Letting It All Out
Nausea. Sinus headaches. Stress. Depression. Anxiety. Illness. It was all hitting me at once as I stood in my messy kitchen, dishes strewn about and unorganized. I had software to build, leftover work since I came home a bit early to tutor my son in math.
The bag of tea that I had taken out of the cupboard had been inadvertently placed on a hot burner, which melted through the bag. I stood there cleaning up the mess and wanting to cry. It felt like my world was imploding, and there was no reason to keep going.
I finished cleaning up the tea, did the dishes and got myself a glass of water. My wife walked in as I sipped it on the couch, wondering if I would ever be able to restart my mindfulness practice. I started talking. I told her it was nothing against her, and then ticked off everything that had me depressed and anxious. She listened intently, her eyes getting wider as I spoke.

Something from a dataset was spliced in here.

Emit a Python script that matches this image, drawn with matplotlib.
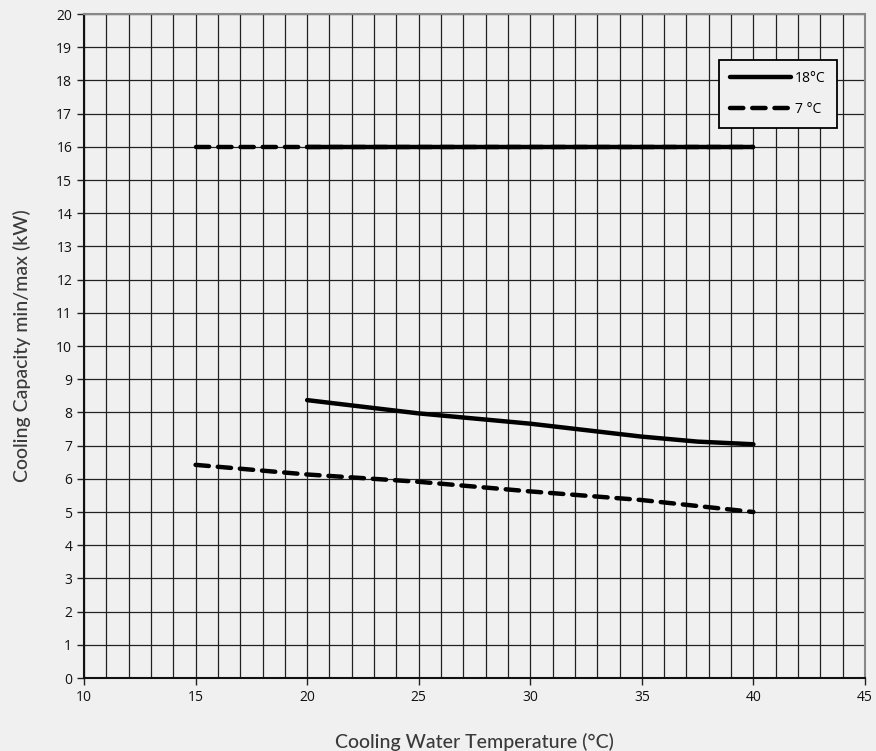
import matplotlib
matplotlib.use("Agg")
import matplotlib.pyplot as plt
import numpy as np

# Data
x18_min = [20, 25, 30, 35, 37.5, 40]
y18_min = [8.37, 7.97, 7.66, 7.27, 7.12, 7.04]
x18_max = [20, 40]
y18_max = [16, 16]
x7_min = [15, 20, 25, 30, 35, 40]
y7_min = [6.42, 6.13, 5.91, 5.62, 5.36, 5.0]
x7_max = [15, 40]
y7_max = [16, 16]
xticks = list(range(10, 46, 5))
yticks = list(range(0, 21, 1))
labels = ["18°C", "7 °C"]

bg = "#f0f0f0"
fig = plt.figure(figsize=(8.76, 7.51), dpi=100, facecolor=bg)
ax = fig.add_axes([84/876, 1-678/751, (865-84)/876, (678-14)/751])
ax.set_facecolor(bg)

ax.set_xlim(10, 45)
ax.set_ylim(0, 20)
ax.set_xticks(xticks)
ax.set_yticks(yticks)
ax.set_xticks(np.arange(10, 46, 1), minor=True)
ax.grid(True, which="both", color="#222222", linewidth=0.9)
ax.set_axisbelow(True)
ax.tick_params(axis="both", which="minor", length=0)
ax.tick_params(axis="both", which="major", length=5, width=1, color="#222222",
               labelsize=10, labelcolor="#111111", direction="out")
for lab in ax.get_xticklabels() + ax.get_yticklabels():
    lab.set_fontfamily("Open Sans")

for s in ["left", "bottom"]:
    ax.spines[s].set_color("#111111")
    ax.spines[s].set_linewidth(1.5)
for s in ["top", "right"]:
    ax.spines[s].set_color("#888888")
    ax.spines[s].set_linewidth(1.5)

l1, = ax.plot(x18_min, y18_min, color="black", lw=3.2, solid_capstyle="round", label=labels[0])
ax.plot(x18_max, y18_max, color="black", lw=3.2, solid_capstyle="round")
l2, = ax.plot(x7_min, y7_min, color="black", lw=3.2, dashes=(3, 2), dash_capstyle="round", label=labels[1])
ax.plot(x7_max, y7_max, color="black", lw=3.2, dashes=(3, 2), dash_capstyle="round")

leg = ax.legend(handles=[l1, l2], loc="upper right",
                bbox_to_anchor=((837-84)/781, (678-60)/664),
                frameon=True, fancybox=False, edgecolor="black", facecolor=bg, framealpha=1,
                handlelength=4.4, labelspacing=1.15, borderpad=0.8, handletextpad=0.3,
                borderaxespad=0, prop={"family": "Open Sans", "size": 10})
leg.get_frame().set_linewidth(1.3)

ax.set_xlabel("Cooling Water Temperature (°C)", fontsize=14, fontfamily="Lato",
              fontweight="medium", color="#3a3a3a", labelpad=20)
ax.set_ylabel("Cooling Capacity min/max (kW)", fontsize=14, fontfamily="Lato",
              fontweight="medium", color="#3a3a3a", labelpad=18)

fig.savefig("out.png", dpi=100, facecolor=bg)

It felt really good to talk about it. I needed to communicate to her what I was going through and why. I needed her to know that I needed help. I needed her to know how important it was to me that things around the house be kept organized and not strewn about. I needed her to hear about all the pressures of work and why I was under stress from that. I needed her to just listen and comfort me.
Sometimes, it's just letting it all out when everything hits me at once that helps me make sense of things. Being connected to my wife in this way helped me see that I could get through this. I would be able to bring order to chaos. Things would get done, if I just took the next best step forward. I would be OK, and was not on the verge of a depressive nervous breakdown after all.
Breathe in. Count to four. Breathe out. Count to four. Repeat.
*Note: This content is reflective of our advocates’ lived experiences. It is intended for informational purposes only. These pieces do not provide medical advice, nor are they substitutes for professional medical diagnosis or treatment.